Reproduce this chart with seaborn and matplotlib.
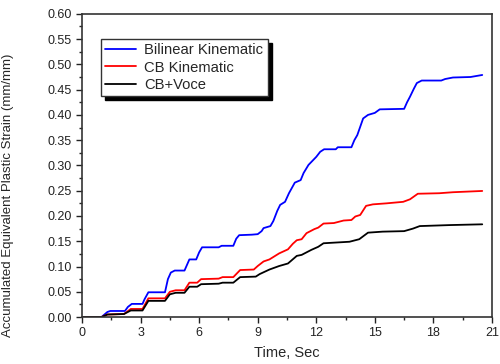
#! /usr/bin/env python3

# libraries
import matplotlib
matplotlib.use("Agg")
import matplotlib.pyplot as plt
import pandas as pd
import seaborn as sns
from matplotlib.ticker import MultipleLocator

sns.set_style("ticks")
plt.rcParams["font.family"] = ["Liberation Sans", "DejaVu Sans"]

# data (time in s, strain in mm/mm)
bilinear_t = [0, 1.0, 1.3, 1.45, 2.2, 2.35, 2.55, 3.1, 3.2, 3.4, 4.25, 4.4, 4.55, 4.75,
              5.25, 5.5, 5.85, 6.0, 6.15, 7.0, 7.15, 7.75, 7.9, 8.05, 8.7, 9.0, 9.2, 9.3,
              9.65, 9.8, 10.0, 10.15, 10.4, 10.6, 10.9, 11.2, 11.35, 11.6, 12.0, 12.2,
              12.4, 13.0, 13.1, 13.8, 13.95, 14.1, 14.4, 14.65, 15.0, 15.25, 16.5, 16.65,
              16.8, 17.0, 17.15, 17.4, 18.4, 18.6, 19.0, 19.9, 20.5]
bilinear_e = [0, 0, 0.010, 0.012, 0.012, 0.020, 0.026, 0.026, 0.035, 0.049, 0.049, 0.075,
              0.088, 0.092, 0.092, 0.114, 0.114, 0.128, 0.138, 0.138, 0.141, 0.141, 0.155,
              0.162, 0.163, 0.164, 0.170, 0.176, 0.180, 0.190, 0.210, 0.222, 0.228, 0.245,
              0.266, 0.271, 0.285, 0.301, 0.317, 0.327, 0.332, 0.332, 0.336, 0.336, 0.350,
              0.360, 0.393, 0.400, 0.404, 0.411, 0.412, 0.425, 0.436, 0.452, 0.463, 0.468,
              0.468, 0.471, 0.474, 0.475, 0.479]

cb_kin_t = [0, 1.0, 1.3, 2.15, 2.5, 3.1, 3.4, 4.25, 4.5, 4.8, 5.25, 5.5, 5.9, 6.1, 7.0,
            7.2, 7.75, 8.1, 8.8, 9.0, 9.3, 9.6, 10.1, 10.55, 10.8, 11.0, 11.25, 11.5,
            11.9, 12.1, 12.37, 12.9, 13.1, 13.4, 13.8, 14.0, 14.25, 14.55, 14.9, 15.6,
            16.45, 16.8, 17.2, 18.3, 19.0, 20.5]
cb_kin_e = [0, 0, 0.005, 0.006, 0.016, 0.016, 0.037, 0.037, 0.050, 0.053, 0.053, 0.068,
            0.068, 0.075, 0.076, 0.079, 0.079, 0.093, 0.094, 0.101, 0.110, 0.114, 0.126,
            0.134, 0.145, 0.152, 0.154, 0.166, 0.174, 0.177, 0.185, 0.186, 0.188, 0.191,
            0.192, 0.199, 0.202, 0.220, 0.223, 0.225, 0.228, 0.233, 0.244, 0.245, 0.247,
            0.2495]

cb_voce_t = [0, 1.0, 1.3, 2.15, 2.5, 3.1, 3.4, 4.25, 4.5, 4.8, 5.25, 5.5, 5.9, 6.1, 7.0,
             7.2, 7.75, 8.1, 8.9, 9.1, 9.6, 10.1, 10.55, 11.0, 11.25, 11.75, 12.1, 12.37,
             13.7, 14.2, 14.65, 15.4, 16.5, 16.95, 17.3, 18.85, 20.5]
cb_voce_e = [0, 0, 0.005, 0.006, 0.013, 0.013, 0.032, 0.032, 0.045, 0.048, 0.048, 0.060,
             0.060, 0.065, 0.066, 0.068, 0.068, 0.079, 0.080, 0.085, 0.094, 0.101, 0.106,
             0.121, 0.123, 0.133, 0.139, 0.146, 0.149, 0.154, 0.167, 0.169, 0.170, 0.175,
             0.180, 0.182, 0.1835]

series = [
    ("Bilinear Kinematic", bilinear_t, bilinear_e, "#0000ff"),
    ("CB Kinematic", cb_kin_t, cb_kin_e, "#ff0000"),
    ("CB+Voce", cb_voce_t, cb_voce_e, "#000000"),
]

fig = plt.figure(figsize=(5, 3.64), dpi=100)
ax = fig.add_axes([0.164, 0.129, 0.82, 0.833])

for name, t, e, c in series:
    df = pd.DataFrame({"t": t, "e": e})
    sns.lineplot(data=df, x="t", y="e", ax=ax, color=c, lw=1.3, sort=False,
                 label=name)

ax.set_xlim(0, 21)
ax.set_ylim(0, 0.6)
ax.xaxis.set_major_locator(MultipleLocator(3))
ax.xaxis.set_minor_locator(MultipleLocator(1.5))
ax.yaxis.set_major_locator(MultipleLocator(0.05))
ax.yaxis.set_minor_locator(MultipleLocator(0.025))
ax.yaxis.set_major_formatter(matplotlib.ticker.FormatStrFormatter("%.2f"))
ax.tick_params(which="major", direction="out", length=4, width=1, labelsize=9,
               colors="#222222")
ax.tick_params(which="minor", direction="out", length=2.5, width=1)
for s in ax.spines.values():
    s.set_linewidth(1.2)
    s.set_color("#333333")

ax.set_xlabel("Time, Sec", fontsize=10.5, labelpad=5)
ax.set_ylabel("Accumulated Equivalent Plastic Strain (mm/mm)", fontsize=9.5)
ax.yaxis.set_label_coords(-0.166, 0.40)

leg = ax.legend(loc="upper left", bbox_to_anchor=(0.202, 0.893),
                bbox_transform=fig.transFigure, borderaxespad=0, fontsize=10.6,
                fancybox=False, edgecolor="#333333", framealpha=1,
                handlelength=2.1, handletextpad=0.55, labelspacing=0.22,
                borderpad=0.3,
                shadow={"ox": 3, "oy": -3, "color": "black", "alpha": 1})
leg.get_frame().set_linewidth(1.0)

fig.savefig("out.png", dpi=100)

**TASK DESCRIPTION:** Leave out the pictures and print every line of the data exactly.

**SOLUTION FOR THIS PROBLEM:**
Reproduce this chart with seaborn and matplotlib.
#! /usr/bin/env python3

# libraries
import matplotlib
matplotlib.use("Agg")
import matplotlib.pyplot as plt
import pandas as pd
import seaborn as sns
from matplotlib.ticker import MultipleLocator

sns.set_style("ticks")
plt.rcParams["font.family"] = ["Liberation Sans", "DejaVu Sans"]

# data (time in s, strain in mm/mm)
bilinear_t = [0, 1.0, 1.3, 1.45, 2.2, 2.35, 2.55, 3.1, 3.2, 3.4, 4.25, 4.4, 4.55, 4.75,
              5.25, 5.5, 5.85, 6.0, 6.15, 7.0, 7.15, 7.75, 7.9, 8.05, 8.7, 9.0, 9.2, 9.3,
              9.65, 9.8, 10.0, 10.15, 10.4, 10.6, 10.9, 11.2, 11.35, 11.6, 12.0, 12.2,
              12.4, 13.0, 13.1, 13.8, 13.95, 14.1, 14.4, 14.65, 15.0, 15.25, 16.5, 16.65,
              16.8, 17.0, 17.15, 17.4, 18.4, 18.6, 19.0, 19.9, 20.5]
bilinear_e = [0, 0, 0.010, 0.012, 0.012, 0.020, 0.026, 0.026, 0.035, 0.049, 0.049, 0.075,
              0.088, 0.092, 0.092, 0.114, 0.114, 0.128, 0.138, 0.138, 0.141, 0.141, 0.155,
              0.162, 0.163, 0.164, 0.170, 0.176, 0.180, 0.190, 0.210, 0.222, 0.228, 0.245,
              0.266, 0.271, 0.285, 0.301, 0.317, 0.327, 0.332, 0.332, 0.336, 0.336, 0.350,
              0.360, 0.393, 0.400, 0.404, 0.411, 0.412, 0.425, 0.436, 0.452, 0.463, 0.468,
              0.468, 0.471, 0.474, 0.475, 0.479]

cb_kin_t = [0, 1.0, 1.3, 2.15, 2.5, 3.1, 3.4, 4.25, 4.5, 4.8, 5.25, 5.5, 5.9, 6.1, 7.0,
            7.2, 7.75, 8.1, 8.8, 9.0, 9.3, 9.6, 10.1, 10.55, 10.8, 11.0, 11.25, 11.5,
            11.9, 12.1, 12.37, 12.9, 13.1, 13.4, 13.8, 14.0, 14.25, 14.55, 14.9, 15.6,
            16.45, 16.8, 17.2, 18.3, 19.0, 20.5]
cb_kin_e = [0, 0, 0.005, 0.006, 0.016, 0.016, 0.037, 0.037, 0.050, 0.053, 0.053, 0.068,
            0.068, 0.075, 0.076, 0.079, 0.079, 0.093, 0.094, 0.101, 0.110, 0.114, 0.126,
            0.134, 0.145, 0.152, 0.154, 0.166, 0.174, 0.177, 0.185, 0.186, 0.188, 0.191,
            0.192, 0.199, 0.202, 0.220, 0.223, 0.225, 0.228, 0.233, 0.244, 0.245, 0.247,
            0.2495]

cb_voce_t = [0, 1.0, 1.3, 2.15, 2.5, 3.1, 3.4, 4.25, 4.5, 4.8, 5.25, 5.5, 5.9, 6.1, 7.0,
             7.2, 7.75, 8.1, 8.9, 9.1, 9.6, 10.1, 10.55, 11.0, 11.25, 11.75, 12.1, 12.37,
             13.7, 14.2, 14.65, 15.4, 16.5, 16.95, 17.3, 18.85, 20.5]
cb_voce_e = [0, 0, 0.005, 0.006, 0.013, 0.013, 0.032, 0.032, 0.045, 0.048, 0.048, 0.060,
             0.060, 0.065, 0.066, 0.068, 0.068, 0.079, 0.080, 0.085, 0.094, 0.101, 0.106,
             0.121, 0.123, 0.133, 0.139, 0.146, 0.149, 0.154, 0.167, 0.169, 0.170, 0.175,
             0.180, 0.182, 0.1835]

series = [
    ("Bilinear Kinematic", bilinear_t, bilinear_e, "#0000ff"),
    ("CB Kinematic", cb_kin_t, cb_kin_e, "#ff0000"),
    ("CB+Voce", cb_voce_t, cb_voce_e, "#000000"),
]

fig = plt.figure(figsize=(5, 3.64), dpi=100)
ax = fig.add_axes([0.164, 0.129, 0.82, 0.833])

for name, t, e, c in series:
    df = pd.DataFrame({"t": t, "e": e})
    sns.lineplot(data=df, x="t", y="e", ax=ax, color=c, lw=1.3, sort=False,
                 label=name)

ax.set_xlim(0, 21)
ax.set_ylim(0, 0.6)
ax.xaxis.set_major_locator(MultipleLocator(3))
ax.xaxis.set_minor_locator(MultipleLocator(1.5))
ax.yaxis.set_major_locator(MultipleLocator(0.05))
ax.yaxis.set_minor_locator(MultipleLocator(0.025))
ax.yaxis.set_major_formatter(matplotlib.ticker.FormatStrFormatter("%.2f"))
ax.tick_params(which="major", direction="out", length=4, width=1, labelsize=9,
               colors="#222222")
ax.tick_params(which="minor", direction="out", length=2.5, width=1)
for s in ax.spines.values():
    s.set_linewidth(1.2)
    s.set_color("#333333")

ax.set_xlabel("Time, Sec", fontsize=10.5, labelpad=5)
ax.set_ylabel("Accumulated Equivalent Plastic Strain (mm/mm)", fontsize=9.5)
ax.yaxis.set_label_coords(-0.166, 0.40)

leg = ax.legend(loc="upper left", bbox_to_anchor=(0.202, 0.893),
                bbox_transform=fig.transFigure, borderaxespad=0, fontsize=10.6,
                fancybox=False, edgecolor="#333333", framealpha=1,
                handlelength=2.1, handletextpad=0.55, labelspacing=0.22,
                borderpad=0.3,
                shadow={"ox": 3, "oy": -3, "color": "black", "alpha": 1})
leg.get_frame().set_linewidth(1.0)

fig.savefig("out.png", dpi=100)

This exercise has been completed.